**Problem**
Any pictures should be left out; please print exactly the lines between the line with "Rebuild this chart" and the line with "4000, 4500, 5000];", inclusive.

**Data for this task**
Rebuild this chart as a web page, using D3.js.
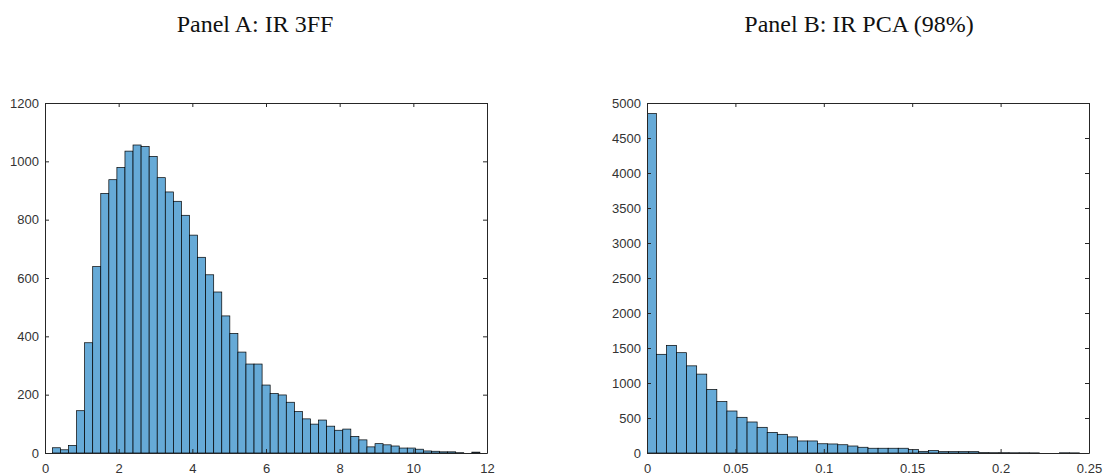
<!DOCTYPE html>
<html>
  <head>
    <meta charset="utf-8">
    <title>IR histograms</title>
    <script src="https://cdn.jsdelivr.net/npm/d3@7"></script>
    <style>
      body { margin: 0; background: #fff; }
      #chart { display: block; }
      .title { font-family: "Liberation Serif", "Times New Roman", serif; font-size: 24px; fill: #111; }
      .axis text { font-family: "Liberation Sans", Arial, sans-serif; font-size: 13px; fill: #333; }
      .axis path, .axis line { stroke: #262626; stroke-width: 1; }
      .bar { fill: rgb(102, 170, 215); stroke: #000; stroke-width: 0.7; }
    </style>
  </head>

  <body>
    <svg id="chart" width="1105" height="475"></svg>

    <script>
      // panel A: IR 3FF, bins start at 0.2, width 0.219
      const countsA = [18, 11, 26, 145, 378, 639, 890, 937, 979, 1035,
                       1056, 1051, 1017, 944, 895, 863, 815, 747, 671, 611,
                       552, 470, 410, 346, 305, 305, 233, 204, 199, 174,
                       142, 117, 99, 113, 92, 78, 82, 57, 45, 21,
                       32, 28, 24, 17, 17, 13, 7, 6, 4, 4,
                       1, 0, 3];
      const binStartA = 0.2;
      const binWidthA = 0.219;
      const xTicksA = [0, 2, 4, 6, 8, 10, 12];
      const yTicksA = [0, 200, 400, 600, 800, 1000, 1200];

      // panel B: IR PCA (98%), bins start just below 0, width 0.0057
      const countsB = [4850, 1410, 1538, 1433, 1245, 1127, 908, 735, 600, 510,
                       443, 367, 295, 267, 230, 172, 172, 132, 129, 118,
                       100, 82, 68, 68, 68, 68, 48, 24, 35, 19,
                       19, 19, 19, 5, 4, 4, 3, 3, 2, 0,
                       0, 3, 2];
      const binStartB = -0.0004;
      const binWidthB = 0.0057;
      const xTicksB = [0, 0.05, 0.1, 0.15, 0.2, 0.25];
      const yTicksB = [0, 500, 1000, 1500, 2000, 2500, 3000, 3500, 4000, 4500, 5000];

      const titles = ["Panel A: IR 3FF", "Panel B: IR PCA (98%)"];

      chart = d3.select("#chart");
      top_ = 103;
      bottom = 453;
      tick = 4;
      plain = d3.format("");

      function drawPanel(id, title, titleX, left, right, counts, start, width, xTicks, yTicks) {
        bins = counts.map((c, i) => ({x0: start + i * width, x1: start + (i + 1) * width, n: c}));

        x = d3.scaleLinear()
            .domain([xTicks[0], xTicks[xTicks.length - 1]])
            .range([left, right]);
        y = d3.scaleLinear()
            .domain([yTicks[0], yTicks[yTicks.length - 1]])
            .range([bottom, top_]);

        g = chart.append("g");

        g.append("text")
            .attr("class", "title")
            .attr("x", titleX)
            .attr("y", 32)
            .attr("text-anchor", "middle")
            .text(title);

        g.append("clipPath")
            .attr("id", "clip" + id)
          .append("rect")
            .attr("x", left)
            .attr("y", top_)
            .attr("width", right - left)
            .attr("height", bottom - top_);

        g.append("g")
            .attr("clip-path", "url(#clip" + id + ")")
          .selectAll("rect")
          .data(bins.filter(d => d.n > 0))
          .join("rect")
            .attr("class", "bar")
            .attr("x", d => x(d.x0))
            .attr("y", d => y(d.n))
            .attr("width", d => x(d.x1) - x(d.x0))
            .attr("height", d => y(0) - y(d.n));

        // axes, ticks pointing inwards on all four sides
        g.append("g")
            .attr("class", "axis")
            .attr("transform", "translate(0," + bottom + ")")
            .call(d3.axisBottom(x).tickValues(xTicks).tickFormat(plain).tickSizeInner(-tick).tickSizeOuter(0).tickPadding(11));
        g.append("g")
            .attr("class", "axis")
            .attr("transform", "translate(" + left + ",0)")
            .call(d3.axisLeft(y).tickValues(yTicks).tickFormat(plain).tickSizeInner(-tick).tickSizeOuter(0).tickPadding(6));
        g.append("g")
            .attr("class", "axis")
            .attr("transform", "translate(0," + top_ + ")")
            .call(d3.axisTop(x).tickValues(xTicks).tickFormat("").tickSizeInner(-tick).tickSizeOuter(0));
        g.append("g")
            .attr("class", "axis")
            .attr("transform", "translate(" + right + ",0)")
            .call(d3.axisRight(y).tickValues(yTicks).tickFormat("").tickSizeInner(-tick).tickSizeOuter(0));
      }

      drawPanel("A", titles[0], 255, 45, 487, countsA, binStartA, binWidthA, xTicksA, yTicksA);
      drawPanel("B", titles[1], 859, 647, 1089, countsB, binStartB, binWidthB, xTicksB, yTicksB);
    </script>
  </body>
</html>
...
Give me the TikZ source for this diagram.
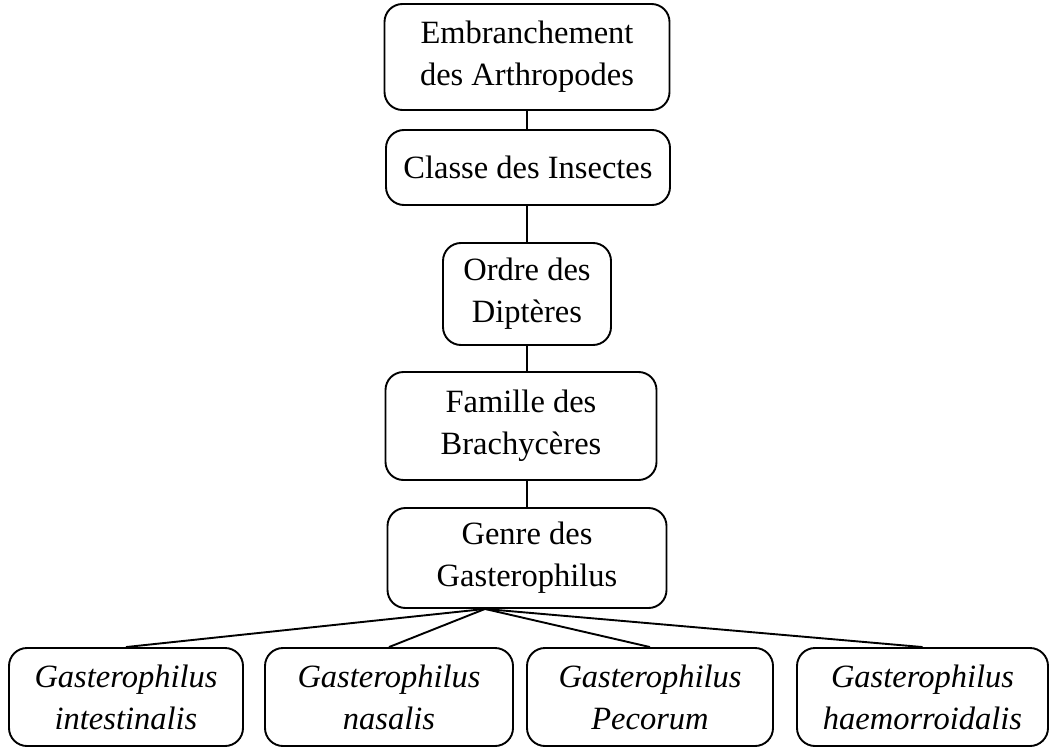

**The answer**
Rebuild this chart as a web page, using D3.js.
<!DOCTYPE html>
<html>
  <head>
    <meta charset="utf-8">
    <title>IR histograms</title>
    <script src="https://cdn.jsdelivr.net/npm/d3@7"></script>
    <style>
      body { margin: 0; background: #fff; }
      #chart { display: block; }
      .title { font-family: "Liberation Serif", "Times New Roman", serif; font-size: 24px; fill: #111; }
      .axis text { font-family: "Liberation Sans", Arial, sans-serif; font-size: 13px; fill: #333; }
      .axis path, .axis line { stroke: #262626; stroke-width: 1; }
      .bar { fill: rgb(102, 170, 215); stroke: #000; stroke-width: 0.7; }
    </style>
  </head>

  <body>
    <svg id="chart" width="1105" height="475"></svg>

    <script>
      // panel A: IR 3FF, bins start at 0.2, width 0.219
      const countsA = [18, 11, 26, 145, 378, 639, 890, 937, 979, 1035,
                       1056, 1051, 1017, 944, 895, 863, 815, 747, 671, 611,
                       552, 470, 410, 346, 305, 305, 233, 204, 199, 174,
                       142, 117, 99, 113, 92, 78, 82, 57, 45, 21,
                       32, 28, 24, 17, 17, 13, 7, 6, 4, 4,
                       1, 0, 3];
      const binStartA = 0.2;
      const binWidthA = 0.219;
      const xTicksA = [0, 2, 4, 6, 8, 10, 12];
      const yTicksA = [0, 200, 400, 600, 800, 1000, 1200];

      // panel B: IR PCA (98%), bins start just below 0, width 0.0057
      const countsB = [4850, 1410, 1538, 1433, 1245, 1127, 908, 735, 600, 510,
                       443, 367, 295, 267, 230, 172, 172, 132, 129, 118,
                       100, 82, 68, 68, 68, 68, 48, 24, 35, 19,
                       19, 19, 19, 5, 4, 4, 3, 3, 2, 0,
                       0, 3, 2];
      const binStartB = -0.0004;
      const binWidthB = 0.0057;
      const xTicksB = [0, 0.05, 0.1, 0.15, 0.2, 0.25];
      const yTicksB = [0, 500, 1000, 1500, 2000, 2500, 3000, 3500, 4000, 4500, 5000];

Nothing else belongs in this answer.